Ademi is a shareholder-rights law firm that recruits plaintiffs in exactly this kind of transaction. Its release is a solicitation, not a court filing, and no suit has been filed. The interest on the other side of this investigation is straightforward: if Roku's board negotiated poorly, the firm wants the clients who can sue them. Naming that interest is not the same as dismissing the underlying concerns, and the two questions Ademi raises are real ones that an independent fiduciary review would also raise.
What a Roku holder should actually watch in the proxy is concrete. First, the cap table for the change-of-control payments: who gets what, when it vests, and whether any of it is "double-trigger" (paid only on both a change of control and a qualifying termination) or "single-trigger" (paid on closing alone). Second, the no-shop provision: how long the board is contractually barred from soliciting alternative bids, whether there is a fiduciary out that lets the board talk to a topping bidder, and the exact size of the breakup fee as a percentage of the $160 share price. Third, the voting agreements: whether directors and large holders have already signed commitments to vote their shares in favor of the deal before the proxy even lands.

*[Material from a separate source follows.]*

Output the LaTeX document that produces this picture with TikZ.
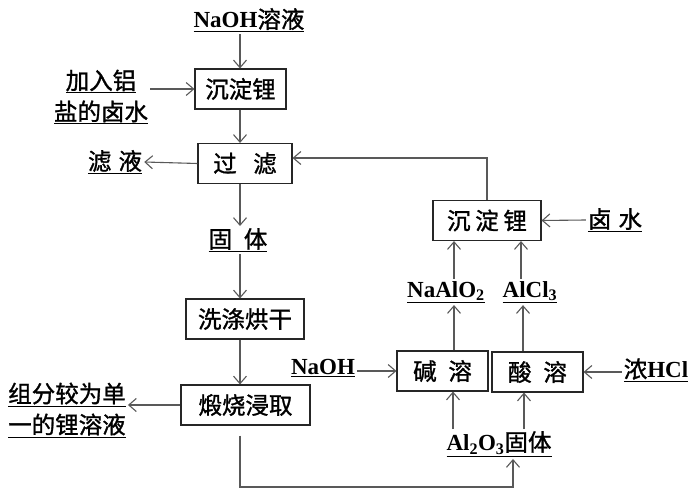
\documentclass[tikz,border=0pt]{standalone}
\usepackage{fontspec}
\setmainfont{Liberation Serif}
\newfontfamily\cjk{Noto Sans CJK SC}[FakeBold=1.2]
\usetikzlibrary{arrows.meta}
\newcommand{\zh}[1]{{\cjk #1}}
\newcommand{\la}[1]{{\bfseries #1}}
\begin{document}
\begin{tikzpicture}[x=1pt,y=-1pt,
  box/.style={draw=black!85,line width=1.1pt,minimum height=40pt,inner sep=0pt,font=\cjk\fontsize{23.5}{26}\selectfont},
  lab/.style={inner sep=2pt,font=\fontsize{23.5}{31}\selectfont,align=center},
  arr/.style={draw=black!65,line width=1.1pt,-{Straight Barb[length=7.5pt,width=13pt]}}]
\useasboundingbox (0,0) rectangle (700,497);
% boxes
\node[box,minimum width=91pt] (b1) at (240.5,89) {沉淀锂};
\node[box,minimum width=94pt] (b2) at (245,163.5) {过\hspace{0.7em}滤};
\node[box,minimum width=118pt] (b3) at (245,319) {洗涤烘干};
\node[box,minimum width=129pt] (b4) at (245.5,405) {煅烧浸取};
\node[box,minimum width=108pt] (b5) at (487,220.5) {沉\hspace{0.2em}淀\hspace{0.2em}锂};
\node[box,minimum width=91pt] (b6) at (442.5,371) {碱\hspace{0.5em}溶};
\node[box,minimum width=91pt] (b7) at (537.5,372) {酸\hspace{0.5em}溶};
% labels
\node[lab] (tNaOH1) at (249,20) {\underline{\la{\fontsize{23}{26}\selectfont NaOH}\zh{溶液}}};
\node[lab] (tAdd) at (101,97) {\underline{\zh{加入铝}}\\\underline{\zh{盐的卤水}}};
\node[lab] (tFilt) at (115,162) {\underline{\zh{滤\hspace{0.3em}液}}};
\node[lab] (tSolid) at (238,240) {\underline{\zh{固\hspace{0.5em}体}}};
\node[lab] (tSingle) at (67,410) {\underline{\zh{组分较为单}}\\\underline{\zh{一的锂溶液}}};
\node[lab] (tNaOH2) at (323,368) {\underline{\la{\fontsize{23}{26}\selectfont NaOH}}};
\node[lab] (tHCl) at (656,370) {\underline{\zh{浓}\la{\fontsize{23}{26}\selectfont HCl}}};
\node[lab] (tAl) at (499,444) {\underline{\la{\fontsize{23}{26}\selectfont Al\textsubscript{2}O\textsubscript{3}}\zh{固体}}};
\node[lab] (tNaAlO2) at (446,292) {\underline{\la{\fontsize{23}{26}\selectfont NaAlO\textsubscript{2}}}};
\node[lab] (tAlCl3) at (530,292) {\underline{\la{\fontsize{23}{26}\selectfont AlCl\textsubscript{3}}}};
\node[lab] (tLu) at (615,220) {\underline{\zh{卤\hspace{0.3em}水}}};
% connectors
\draw[arr] (240,0 |- tNaOH1.south) -- (240,0 |- b1.north);
\draw[arr] (tAdd.east |- b1.west) -- (b1.west);
\draw[arr] (240,0 |- b1.south) -- (240,0 |- b2.north);
\draw[arr] (b2.west) -- (tFilt.east);
\draw[arr] (b5.north) -- (487,158) -- (b2.east |- 0,158);
\draw[arr] (240,0 |- b2.south) -- (240,0 |- tSolid.north);
\draw[arr] (240,0 |- tSolid.south) -- (240,0 |- b3.north);
\draw[arr] (240,0 |- b3.south) -- (240,0 |- b4.north);
\draw[arr] (b4.west) -- (tSingle.east |- b4.west);
\draw[arr] ([yshift=-10pt]240,0 |- b4.south) -- (240,487) -- (513,487) -- (513,0 |- tAl.south);
\draw[arr] (453,0 |- tAl.north) -- (453,0 |- b6.south);
\draw[arr] (524,0 |- tAl.north) -- (524,0 |- b7.south);
\draw[arr] (tNaOH2.east |- b6.west) -- (b6.west);
\draw[arr] (tHCl.west |- b7.east) -- (b7.east);
\draw[arr] (454,0 |- b6.north) -- (454,0 |- tNaAlO2.south);
\draw[arr] (523,0 |- b7.north) -- (523,0 |- tAlCl3.south);
\draw[arr] (454,0 |- tNaAlO2.north) -- (454,0 |- b5.south);
\draw[arr] (521,0 |- tAlCl3.north) -- (521,0 |- b5.south);
\draw[arr] (tLu.west) -- (b5.east);
\end{tikzpicture}
\end{document}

The same alert is typically mirrored by a half-dozen other plaintiff firms within hours of any large transaction announcement, so the "first investigation" framing that often accompanies these releases is usually a timing artifact rather than a substantive judgment. The actual story is the deal itself, and the actual question is whether the proxy shows that Roku's board used the leverage a 73% premium implies, or traded it away in private.